(DATA PROVIDED):
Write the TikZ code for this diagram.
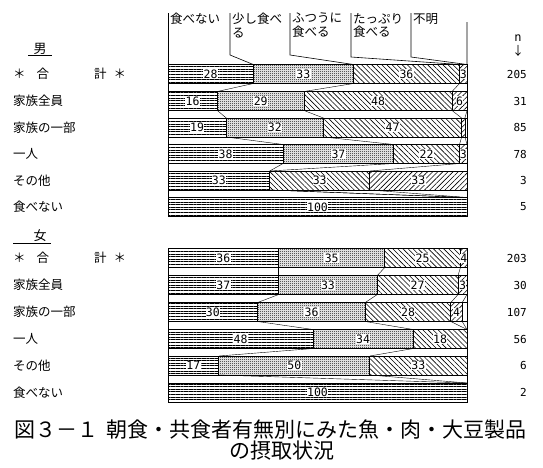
\documentclass[tikz,border=0pt]{standalone}
\usepackage{fontspec}
\setmainfont{Noto Sans CJK JP}
\newfontfamily\numfont{DejaVu Sans Mono}
\usetikzlibrary{patterns}
\usetikzlibrary{patterns.meta}

\tikzdeclarepattern{name=fine dots, type=uncolored,
  bounding box={(0pt,0pt) and (2pt,2pt)}, tile size={(2pt,2pt)},
  code={\pgfpathrectangle{\pgfpointorigin}{\pgfqpoint{1pt}{1pt}}
    \pgfpathrectangle{\pgfqpoint{1pt}{1pt}}{\pgfqpoint{1pt}{1pt}}
    \pgfusepath{fill}}}

\newcommand{\seglabel}[4]{\edef\labtext{#4}\ifx\labtext\empty\else\node[num] (#1) at (#2,#3) {#4};\fi}

\begin{document}
\begin{tikzpicture}[x=1pt,y=-1pt,
	none bar/.style={draw,line width=0.8pt,pattern={Lines[angle=0,distance=2.6pt,line width=0.6pt]}},
	little bar/.style={draw,line width=0.8pt,pattern=fine dots},
	normal bar/.style={draw,line width=0.8pt,pattern={Lines[angle=-45,distance=3.6pt,line width=0.6pt]}},
	plenty bar/.style={draw,line width=0.8pt,pattern={Lines[angle=45,distance=3.6pt,line width=0.6pt]}},
	unknown bar/.style={draw,line width=0.8pt,fill=white},
	num/.style={font=\numfont\fontsize{11.5}{11.5}\selectfont,fill=white,inner sep=0.3pt},
	nlab/.style={anchor=east,inner sep=0pt,font=\numfont\fontsize{11}{11}\selectfont},
	rowlab/.style={anchor=west,inner sep=0pt,font=\fontsize{12.5}{13}\selectfont},
	head/.style={anchor=north west,inner sep=0pt,align=left,font=\fontsize{12.5}{13.5}\selectfont},
	link/.style={line width=0.6pt},
	conn/.style={line width=0.4pt}]
	
	\fill[white] (0,0) rectangle (543,467);
	\useasboundingbox (0,0) rectangle (543,467);
	
	% rows: group/row/top/cuts/labels/n/text
	\foreach \g/\row/\y/\ca/\cb/\cc/\cd/\la/\lb/\lc/\ld/\n/\t in {
		m/1/64.5/28.5/62/97.5/100/28/33/36/3/205/{＊\hspace{11pt}合\hspace{45pt}計\hspace{7pt}＊},
		m/2/91.5/16.5/45.5/95/100/16/29/48/6/31/家族全員,
		m/3/118/19.5/52/98.2/99.3/19/32/47//85/家族の一部,
		m/4/144.5/38.5/75.5/97.5/100/38/37/22/3/78/一人,
		m/5/171/34/34/67.5/100/33//33/33/3/その他,
		m/6/197.5/100/100/100/100/100////5/食べない,
		f/1/248.5/37/72.5/97.8/100/36/35/25/4/203/{＊\hspace{11pt}合\hspace{45pt}計\hspace{7pt}＊},
		f/2/275.5/37/70/97/100/37/33/27/3/30/家族全員,
		f/3/302.5/30/66/94.6/98.4/30/36/28/4/107/家族の一部,
		f/4/329.5/48.5/82/100/100/48/34/18//56/一人,
		f/5/356/17/67.5/100/100/17/50/33//6/その他,
		f/6/383/100/100/100/100/100////2/食べない}{
		\path[none bar] (168,\y) rectangle ({168+2.99*\ca},{\y+19});
		\path[little bar] ({168+2.99*\ca},\y) rectangle ({168+2.99*\cb},{\y+19});
		\path[normal bar] ({168+2.99*\cb},\y) rectangle ({168+2.99*\cc},{\y+19});
		\path[plenty bar] ({168+2.99*\cc},\y) rectangle ({168+2.99*\cd},{\y+19});
		\path[unknown bar] ({168+2.99*\cd},\y) rectangle (467,{\y+19});
		\seglabel{\g\row a}{{168+2.99*\ca/2}}{{\y+9.5}}{\la}
		\seglabel{\g\row b}{{168+2.99*(\ca+\cb)/2}}{{\y+9.5}}{\lb}
		\seglabel{\g\row c}{{168+2.99*(\cb+\cc)/2}}{{\y+9.5}}{\lc}
		\seglabel{\g\row d}{{168+2.99*(\cc+\cd)/2}}{{\y+9.5}}{\ld}
		\node[rowlab] (\g\row l) at (13,{\y+9.5}) {\t};
		\node[nlab] (\g\row n) at (527,{\y+9.5}) {\n};
		\foreach \k/\c in {0/0,1/\ca,2/\cb,3/\cc,4/\cd,5/100}{
			\coordinate (\g\row t\k) at ({168+2.99*\c},\y);
			\coordinate (\g\row b\k) at ({168+2.99*\c},{\y+19});
		}
	}
	
	% lines from one bar to the next
	\foreach \g/\row/\nxt in {m/1/2,m/2/3,m/3/4,m/4/5,m/5/6,f/1/2,f/2/3,f/3/4,f/4/5,f/5/6}
		\foreach \k in {0,...,5}
			\draw[conn] (\g\row b\k) -- (\g\nxt t\k);
	
	% legend
	\node[head] (h1) at (170,13) {食べない};
	\node[head] (h2) at (232,13) {少し食べ\\る};
	\node[head] (h3) at (292,13) {ふつうに\\食べる};
	\node[head] (h4) at (353,13) {たっぷり\\食べる};
	\node[head] (h5) at (413,13) {不明};
	\coordinate (k1) at (168,13);
	\coordinate (k2) at (230,13);
	\coordinate (k3) at (290,13);
	\coordinate (k4) at (351,13);
	\coordinate (k5) at (411,13);
	\coordinate (k6) at (467,22);
	\draw[link] (k1) -- (m1t0);
	\draw[link] (k2) -- ++(0,42) -- (m1t1);
	\draw[link] (k3) -- ++(0,42) -- (m1t2);
	\draw[link] (k4) -- ++(0,44) -- (m1t3);
	\draw[link] (k5) -- ++(0,44) -- (m1t4);
	\draw[link] (k6) -- (m1t5);
	
	\node[font=\numfont\fontsize{12}{12}\selectfont,inner sep=0pt] (nhead) at (518,38) {n};
	\node[font=\fontsize{12}{12}\selectfont,inner sep=0pt] (narrow) at (518,51) {↓};
	
	\node[font=\fontsize{13}{13}\selectfont,inner sep=1pt] (male) at (40,49) {男};
	\draw[line width=0.7pt] ([xshift=-4pt]male.south west) -- ([xshift=4pt]male.south east);
	\node[font=\fontsize{13}{13}\selectfont,inner sep=1pt] (female) at (40,236) {女};
	\draw[line width=0.7pt] ([xshift=-19pt]female.south west) -- ([xshift=3pt]female.south east);
	
	\node[anchor=west,inner sep=0pt,font=\fontsize{21}{21}\selectfont] (title) at (14,429) {図３－１\hspace{0.4em}朝食・共食者有無別にみた魚・肉・大豆製品};
	\node[inner sep=0pt,font=\fontsize{21}{21}\selectfont] (title2) at (282,451) {の摂取状況};
\end{tikzpicture}
\end{document}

(WHAT THE TASK REQUIRES):
Each line of the data should be quoted exactly, with pictures left out.

(ANSWER):
Write the TikZ code for this diagram.
\documentclass[tikz,border=0pt]{standalone}
\usepackage{fontspec}
\setmainfont{Noto Sans CJK JP}
\newfontfamily\numfont{DejaVu Sans Mono}
\usetikzlibrary{patterns}
\usetikzlibrary{patterns.meta}

\tikzdeclarepattern{name=fine dots, type=uncolored,
  bounding box={(0pt,0pt) and (2pt,2pt)}, tile size={(2pt,2pt)},
  code={\pgfpathrectangle{\pgfpointorigin}{\pgfqpoint{1pt}{1pt}}
    \pgfpathrectangle{\pgfqpoint{1pt}{1pt}}{\pgfqpoint{1pt}{1pt}}
    \pgfusepath{fill}}}

\newcommand{\seglabel}[4]{\edef\labtext{#4}\ifx\labtext\empty\else\node[num] (#1) at (#2,#3) {#4};\fi}

\begin{document}
\begin{tikzpicture}[x=1pt,y=-1pt,
	none bar/.style={draw,line width=0.8pt,pattern={Lines[angle=0,distance=2.6pt,line width=0.6pt]}},
	little bar/.style={draw,line width=0.8pt,pattern=fine dots},
	normal bar/.style={draw,line width=0.8pt,pattern={Lines[angle=-45,distance=3.6pt,line width=0.6pt]}},
	plenty bar/.style={draw,line width=0.8pt,pattern={Lines[angle=45,distance=3.6pt,line width=0.6pt]}},
	unknown bar/.style={draw,line width=0.8pt,fill=white},
	num/.style={font=\numfont\fontsize{11.5}{11.5}\selectfont,fill=white,inner sep=0.3pt},
	nlab/.style={anchor=east,inner sep=0pt,font=\numfont\fontsize{11}{11}\selectfont},
	rowlab/.style={anchor=west,inner sep=0pt,font=\fontsize{12.5}{13}\selectfont},
	head/.style={anchor=north west,inner sep=0pt,align=left,font=\fontsize{12.5}{13.5}\selectfont},
	link/.style={line width=0.6pt},
	conn/.style={line width=0.4pt}]
	
	\fill[white] (0,0) rectangle (543,467);
	\useasboundingbox (0,0) rectangle (543,467);
	
	% rows: group/row/top/cuts/labels/n/text
	\foreach \g/\row/\y/\ca/\cb/\cc/\cd/\la/\lb/\lc/\ld/\n/\t in {
		m/1/64.5/28.5/62/97.5/100/28/33/36/3/205/{＊\hspace{11pt}合\hspace{45pt}計\hspace{7pt}＊},
		m/2/91.5/16.5/45.5/95/100/16/29/48/6/31/家族全員,
		m/3/118/19.5/52/98.2/99.3/19/32/47//85/家族の一部,
		m/4/144.5/38.5/75.5/97.5/100/38/37/22/3/78/一人,
		m/5/171/34/34/67.5/100/33//33/33/3/その他,
		m/6/197.5/100/100/100/100/100////5/食べない,
		f/1/248.5/37/72.5/97.8/100/36/35/25/4/203/{＊\hspace{11pt}合\hspace{45pt}計\hspace{7pt}＊},
		f/2/275.5/37/70/97/100/37/33/27/3/30/家族全員,
		f/3/302.5/30/66/94.6/98.4/30/36/28/4/107/家族の一部,
		f/4/329.5/48.5/82/100/100/48/34/18//56/一人,
		f/5/356/17/67.5/100/100/17/50/33//6/その他,
		f/6/383/100/100/100/100/100////2/食べない}{
		\path[none bar] (168,\y) rectangle ({168+2.99*\ca},{\y+19});
		\path[little bar] ({168+2.99*\ca},\y) rectangle ({168+2.99*\cb},{\y+19});
		\path[normal bar] ({168+2.99*\cb},\y) rectangle ({168+2.99*\cc},{\y+19});
		\path[plenty bar] ({168+2.99*\cc},\y) rectangle ({168+2.99*\cd},{\y+19});
		\path[unknown bar] ({168+2.99*\cd},\y) rectangle (467,{\y+19});
		\seglabel{\g\row a}{{168+2.99*\ca/2}}{{\y+9.5}}{\la}
		\seglabel{\g\row b}{{168+2.99*(\ca+\cb)/2}}{{\y+9.5}}{\lb}
		\seglabel{\g\row c}{{168+2.99*(\cb+\cc)/2}}{{\y+9.5}}{\lc}
		\seglabel{\g\row d}{{168+2.99*(\cc+\cd)/2}}{{\y+9.5}}{\ld}
		\node[rowlab] (\g\row l) at (13,{\y+9.5}) {\t};
		\node[nlab] (\g\row n) at (527,{\y+9.5}) {\n};
		\foreach \k/\c in {0/0,1/\ca,2/\cb,3/\cc,4/\cd,5/100}{
			\coordinate (\g\row t\k) at ({168+2.99*\c},\y);
			\coordinate (\g\row b\k) at ({168+2.99*\c},{\y+19});
		}
	}
	
	% lines from one bar to the next
	\foreach \g/\row/\nxt in {m/1/2,m/2/3,m/3/4,m/4/5,m/5/6,f/1/2,f/2/3,f/3/4,f/4/5,f/5/6}
		\foreach \k in {0,...,5}
			\draw[conn] (\g\row b\k) -- (\g\nxt t\k);
	
	% legend
	\node[head] (h1) at (170,13) {食べない};
	\node[head] (h2) at (232,13) {少し食べ\\る};
	\node[head] (h3) at (292,13) {ふつうに\\食べる};
	\node[head] (h4) at (353,13) {たっぷり\\食べる};
	\node[head] (h5) at (413,13) {不明};
	\coordinate (k1) at (168,13);
	\coordinate (k2) at (230,13);
	\coordinate (k3) at (290,13);
	\coordinate (k4) at (351,13);
	\coordinate (k5) at (411,13);
	\coordinate (k6) at (467,22);
	\draw[link] (k1) -- (m1t0);
	\draw[link] (k2) -- ++(0,42) -- (m1t1);
	\draw[link] (k3) -- ++(0,42) -- (m1t2);
	\draw[link] (k4) -- ++(0,44) -- (m1t3);
	\draw[link] (k5) -- ++(0,44) -- (m1t4);
	\draw[link] (k6) -- (m1t5);
	
	\node[font=\numfont\fontsize{12}{12}\selectfont,inner sep=0pt] (nhead) at (518,38) {n};
	\node[font=\fontsize{12}{12}\selectfont,inner sep=0pt] (narrow) at (518,51) {↓};
	
	\node[font=\fontsize{13}{13}\selectfont,inner sep=1pt] (male) at (40,49) {男};
	\draw[line width=0.7pt] ([xshift=-4pt]male.south west) -- ([xshift=4pt]male.south east);
	\node[font=\fontsize{13}{13}\selectfont,inner sep=1pt] (female) at (40,236) {女};
	\draw[line width=0.7pt] ([xshift=-19pt]female.south west) -- ([xshift=3pt]female.south east);
	
	\node[anchor=west,inner sep=0pt,font=\fontsize{21}{21}\selectfont] (title) at (14,429) {図３－１\hspace{0.4em}朝食・共食者有無別にみた魚・肉・大豆製品};
	\node[inner sep=0pt,font=\fontsize{21}{21}\selectfont] (title2) at (282,451) {の摂取状況};
\end{tikzpicture}
\end{document}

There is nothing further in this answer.